New York State Electric & Gas Corp. and Rochester Gas & Electric Corp. have filed their 2020 Distributed System Implementation Plan, the Avangrid Inc. subsidiaries’ strategy to integrate distributed energy resources (DER) into the New York grid.
The plan outlines the framework for how the companies will support New York state energy and decarbonization goals by building integrated planning and interconnection, grid operations and market services functions.
“The electric power industry is in the midst of unprecedented change, enabled by innovation and advances in emerging clean energy, power delivery, and information technologies,” said Rita King, senior director of Smart Grids Innovation and Planning at Avangrid. “The DSIP provides an actionable roadmap for our companies to support the decarbonization of New York’s economy, including the electrification of transportation and buildings, and will enable the integration of greater amounts of DER within our service areas. Our approach is customer-centric, clean, integrated and smart.”
The five-year implementation plan involves investments in several key areas, including grid automation, energy storage, electric vehicles (EV), smart meter (advanced metering infrastructure) implementation and market services.

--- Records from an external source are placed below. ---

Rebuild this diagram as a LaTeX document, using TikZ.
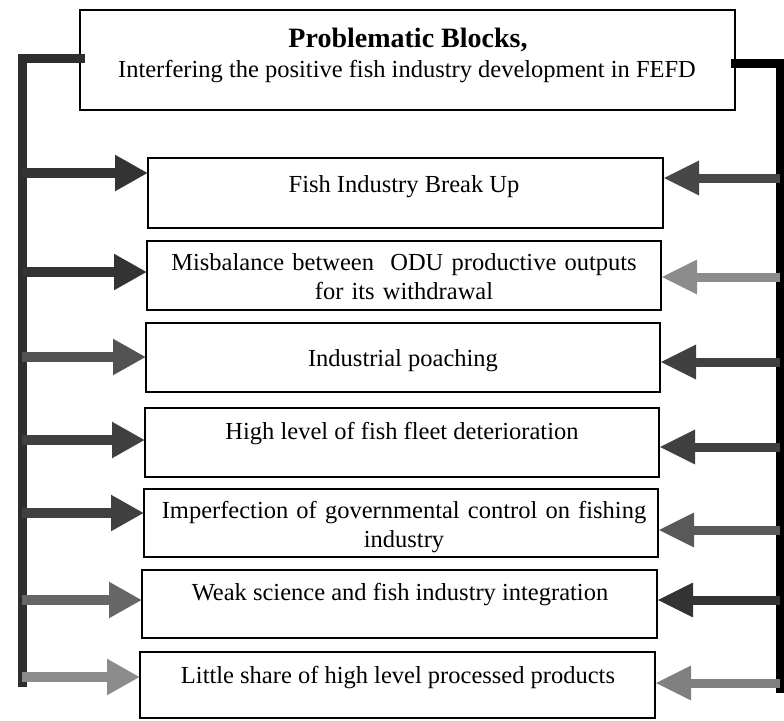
\documentclass[tikz,border=0pt]{standalone}
\usepackage{fontspec}
\setmainfont{Liberation Serif}
\usetikzlibrary{arrows.meta}
\begin{document}
\begin{tikzpicture}[x=1pt,y=-1pt,
  box/.style={draw=black, line width=1.2pt, fill=white, inner sep=0pt, outer sep=0pt, anchor=north west},
  lbl/.style={font=\fontsize{24.5}{29.5}\selectfont, anchor=base, align=center, inner sep=0pt},
  bus/.style={line width=9pt, line join=miter, line cap=rect},
  larr/.style={line width=10pt, -{Triangle[length=33pt,width=34pt]}},
  rarr/.style={line width=9pt, -{Triangle[length=36pt,width=32pt]}},
]
\useasboundingbox[fill=white] (0,0) rectangle (784,720);

% top box
\node[box, minimum width=655pt, minimum height=100pt] (top) at (80,10) {};
\node[font=\bfseries\fontsize{28}{34}\selectfont, anchor=base, inner sep=0pt] (title) at (408,47) {Problematic Blocks,};
\node[lbl] (subtitle) at (407,77) {Interfering the positive fish industry development in FEFD};

% boxes
\node[box, minimum width=515pt, minimum height=70pt] (b1) at (148,158) {};
\node[box, minimum width=514pt, minimum height=69pt] (b2) at (147,241) {};
\node[box, minimum width=514pt, minimum height=69pt] (b3) at (146,323) {};
\node[box, minimum width=514pt, minimum height=69pt] (b4) at (145,408) {};
\node[box, minimum width=514pt, minimum height=68pt] (b5) at (144,489) {};
\node[box, minimum width=515pt, minimum height=68pt] (b6) at (142,570) {};
\node[box, minimum width=515pt, minimum height=66pt] (b7) at (140,652) {};

% labels
\node[lbl] (t1) at (404,192) {Fish Industry Break Up};
\node[lbl, text width=510pt] (t2) at (404,270) {Misbalance between\ \ ODU productive outputs\\for its withdrawal};
\node[lbl] (t3) at (403,366) {Industrial poaching};
\node[lbl] (t4) at (402,439) {High level of fish fleet deterioration};
\node[lbl, text width=510pt] (t5) at (404,518) {Imperfection of governmental control on fishing\\industry};
\node[lbl] (t6) at (400,600) {Weak science and fish industry integration};
\node[lbl] (t7) at (398,683) {Little share of high level processed products};

% bus coordinates
\coordinate (TL) at (22,58);
\coordinate (LB) at (22,682);
\coordinate (TR) at (780,63);
\coordinate (RB) at (780,688);
\coordinate (L1) at (22,173);
\coordinate (L2) at (22,272);
\coordinate (L3) at (22,357);
\coordinate (L4) at (22,440);
\coordinate (L5) at (22,513);
\coordinate (L6) at (22,600);
\coordinate (L7) at (22,677);
\coordinate (R1) at (780,178);
\coordinate (R2) at (780,277);
\coordinate (R3) at (780,362);
\coordinate (R4) at (780,447);
\coordinate (R5) at (780,530);
\coordinate (R6) at (780,600);
\coordinate (R7) at (780,683);

% buses
\draw[bus, draw=black!82] (top.west |- TL) -- (TL) -- (LB);
\draw[bus, draw=black] (top.east |- TR) -- (TR) -- (RB);

% left arrows
\draw[larr, draw=black!80, fill=black!80] (L1) -- (L1 -| b1.west);
\draw[larr, draw=black!80, fill=black!80] (L2) -- (L2 -| b2.west);
\draw[larr, draw=black!68, fill=black!68] (L3) -- (L3 -| b3.west);
\draw[larr, draw=black!75, fill=black!75] (L4) -- (L4 -| b4.west);
\draw[larr, draw=black!75, fill=black!75] (L5) -- (L5 -| b5.west);
\draw[larr, draw=black!60, fill=black!60] (L6) -- (L6 -| b6.west);
\draw[larr, draw=black!45, fill=black!45] (L7) -- (L7 -| b7.west);

% right arrows
\draw[rarr, draw=black!72, fill=black!72] (R1) -- (R1 -| b1.east);
\draw[rarr, draw=black!45, fill=black!45] (R2) -- (R2 -| b2.east);
\draw[rarr, draw=black!75, fill=black!75] (R3) -- (R3 -| b3.east);
\draw[rarr, draw=black!75, fill=black!75] (R4) -- (R4 -| b4.east);
\draw[rarr, draw=black!65, fill=black!65] (R5) -- (R5 -| b5.east);
\draw[rarr, draw=black!80, fill=black!80] (R6) -- (R6 -| b6.east);
\draw[rarr, draw=black!50, fill=black!50] (R7) -- (R7 -| b7.east);
\end{tikzpicture}
\end{document}
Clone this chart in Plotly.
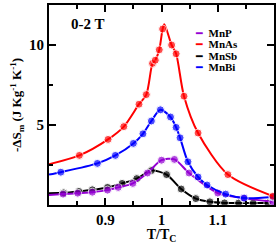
import plotly.graph_objects as go

# ---- data ----
series_names = ["MnP", "MnAs", "MnSb", "MnBi"]
series_colors = ["#9400D3", "#FF0000", "#000000", "#0000FF"]

mnp_T = [0.800, 0.825, 0.851, 0.877, 0.904, 0.923, 0.949, 0.975, 1.000, 1.023, 1.049, 1.100, 1.146, 1.198]
mnp_v = [0.62, 0.68, 0.74, 0.80, 0.93, 1.10, 1.35, 2.00, 2.80, 2.85, 2.00, 0.75, 0.43, 0.20]
mnp_m = [0, 1, 1, 1, 1, 1, 1, 1, 1, 1, 1, 1, 1, 1]

mnas_T = [0.800, 0.854, 0.905, 0.933, 0.960, 0.973, 0.984, 0.989, 0.996, 1.002, 1.005, 1.018, 1.026, 1.040, 1.065, 1.118, 1.198]
mnas_v = [2.55, 3.10, 4.10, 4.90, 6.30, 6.90, 8.85, 9.05, 9.70, 11.00, 11.30, 10.00, 9.45, 6.80, 4.50, 1.90, 0.55]
mnas_m = [0, 1, 1, 1, 1, 1, 1, 1, 1, 1, 0, 1, 1, 1, 1, 1, 1]

mnsb_T = [0.800, 0.826, 0.853, 0.877, 0.904, 0.930, 0.956, 0.982, 1.009, 1.035, 1.061, 1.086, 1.112, 1.137, 1.163, 1.189]
mnsb_v = [0.74, 0.76, 0.85, 0.95, 1.10, 1.35, 1.65, 2.15, 1.90, 1.00, 0.40, 0.20, 0.13, 0.12, 0.12, 0.12]
mnsb_m = [0, 1, 1, 1, 1, 1, 1, 1, 1, 1, 1, 1, 1, 1, 1, 1]

mnbi_T = [0.800, 0.821, 0.886, 0.918, 0.950, 0.967, 0.982, 0.998, 1.016, 1.026, 1.033, 1.047, 1.065, 1.081, 1.114, 1.147, 1.198]
mnbi_v = [1.90, 2.05, 2.60, 3.10, 3.85, 4.45, 5.25, 5.95, 5.50, 4.85, 4.20, 2.70, 1.75, 1.25, 0.68, 0.43, 0.50]
mnbi_m = [0, 1, 1, 1, 1, 1, 1, 1, 1, 1, 1, 1, 1, 1, 1, 1, 1]

x_tickvals = [0.9, 1.0, 1.1]
x_ticktext = ["0.9", "1", "1.1"]
y_tickvals = [5, 10]
y_ticktext = ["5", "10"]
field_label = "0-2 T"

FONT = "Liberation Serif"
MS = 8

fig = go.Figure()
data = [
    (mnp_T, mnp_v, mnp_m),
    (mnas_T, mnas_v, mnas_m),
    (mnsb_T, mnsb_v, mnsb_m),
    (mnbi_T, mnbi_v, mnbi_m),
]
order = [2, 0, 3, 1]
for i in order:
    T, v, m = data[i]
    fig.add_trace(go.Scatter(
        x=T, y=v, mode="lines+markers", name=series_names[i],
        line=dict(color=series_colors[i], width=2, shape="spline", smoothing=0.8),
        marker=dict(color=series_colors[i], size=[MS * k for k in m], symbol="circle"),
        showlegend=False,
    ))

# legend drawn as text entries with short coloured line samples
for k, (nm, col) in enumerate(zip(series_names, series_colors)):
    fig.add_annotation(
        xref="paper", yref="paper", x=0.64, y=0.862 - k * 0.058,
        xanchor="left", yanchor="middle", showarrow=False,
        text=f"<span style='color:{col}'>━</span>  <b>{nm}</b>",
        font=dict(family=FONT, size=11, color="black"),
    )

fig.add_annotation(
    xref="paper", yref="paper", x=0.17, y=0.905, xanchor="center", yanchor="middle",
    showarrow=False, text=f"<b>{field_label}</b>",
    font=dict(family=FONT, size=15, color="black"),
)

axis_common = dict(
    showline=True, linecolor="black", linewidth=2, mirror="ticks",
    ticks="inside", ticklen=7, tickwidth=1.5, tickcolor="black",
    showgrid=False, zeroline=False,
    tickfont=dict(family=FONT, size=15, color="black", weight="bold"),
)

fig.update_xaxes(
    range=[0.8, 1.2], tickvals=x_tickvals, ticktext=x_ticktext,
    minor=dict(ticks="inside", ticklen=4, tickwidth=1.5, tickcolor="black", dtick=0.05, tick0=0.8, showgrid=False),
    title=dict(text="T/T<sub>C</sub>", font=dict(family=FONT, size=14, color="black", weight="bold"), standoff=2),
    **axis_common,
)
fig.update_yaxes(
    range=[0, 12.5], tickvals=y_tickvals, ticktext=y_ticktext,
    minor=dict(ticks="inside", ticklen=4, tickwidth=1.5, tickcolor="black", dtick=2.5, tick0=0, showgrid=False),
    title=dict(text="-ΔS<sub>m</sub> (J Kg<sup>-1</sup> K<sup>-1</sup>)",
               font=dict(family=FONT, size=13, color="black", weight="bold"), standoff=4),
    **axis_common,
)

fig.update_layout(
    width=279, height=244,
    margin=dict(l=49, r=4, t=3, b=39),
    paper_bgcolor="white", plot_bgcolor="white",
    showlegend=False,
)

fig.write_html(
    "out.html",
    config={"displayModeBar": False},
    post_script="document.body.style.margin='0px';document.body.style.overflow='hidden';",
)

Within those areas, the utilities plan to:
• Make significant progress in implementing a long-term grid automation program to improve the responsiveness, reliability, and efficiency of the distribution system. Investments will be made in grid devices that measure, monitor and control electric power flows along the network;
• Proactively support the identification and development of energy storage projects that benefit customers and the grid and are attractive to developers;
• Support the development of the EV market within its service territories through continued development of capabilities, including integrating EV load while minimizing the impact on peak demand, supporting EV growth with sufficient charging infrastructure while understanding impact and needs on the system. As part of the recent rate case settlement filing, the companies proposed and are preparing to implement a comprehensive EV Program that would accelerate EV adoption throughout its service territories;
• Deploy smart meters, planned to begin in the spring of 2022, after approval of the recent rate case settlement filing. Smart meters will help customers manage their energy usage, and support time-varying pricing and innovative rate structures; and
• Develop an online marketplace. The platform will empower customers to make better energy management decisions by connecting them to pricing options and programs, as well as to products and services offered by competitive suppliers.
In June, after months of negotiations, NYSEG and RG&E agreed to a slate of gas reduction strategies, retracted $128 million for gas infrastructure including pipelines and funded $1.5 million for renewable heating systems for low-income residents.
As part of the settlement agreement on the gas case, filed on June 22, environmental groups secured utility commitments to plan their systems around no growth in gas use and to offset new customers’ gas use through energy efficiency, heat pumps, and other non-gas alternatives. The companies also plan to study and possibly implement district geothermal pilots. The companies further agreed to end their oil-to-gas conversion incentives in favor of approximately $1.5 million for low-income renewable heating rebates.
“We celebrate the efforts of all the groups that worked together to achieve these precedent-setting concessions in the gas rate cases,” said Jessica Azulay, executive director of Alliance for a Green Economy. “Most of the organizations who worked together to win this agreement had never been involved in a rate case before, but together we successfully went toe-to-toe with a multi-billion-dollar multinational corporation to advance our renewable energy transition.”
As part of the settlement, RG&E average residential bills will rise over the next three years to $100 more per year than before the rate case started, based on an increase of 15.5 percent in delivery rates, environmental organization officials noted.
“The transition to a clean energy future must be affordable for all New Yorkers to be sustainable,” said Kristen Van Hooreweghe, project manager for Rochester People’s Climate Coalition. “The gas case settlement, even with its environmental initiatives, has nominal rate increases. Conversely, the companies and Gov. Cuomo’s Department of Public Service failed to develop a rate plan on the electric case that adequately addresses the disproportionate energy burden facing our low-income community members, especially during the current COVID pandemic.”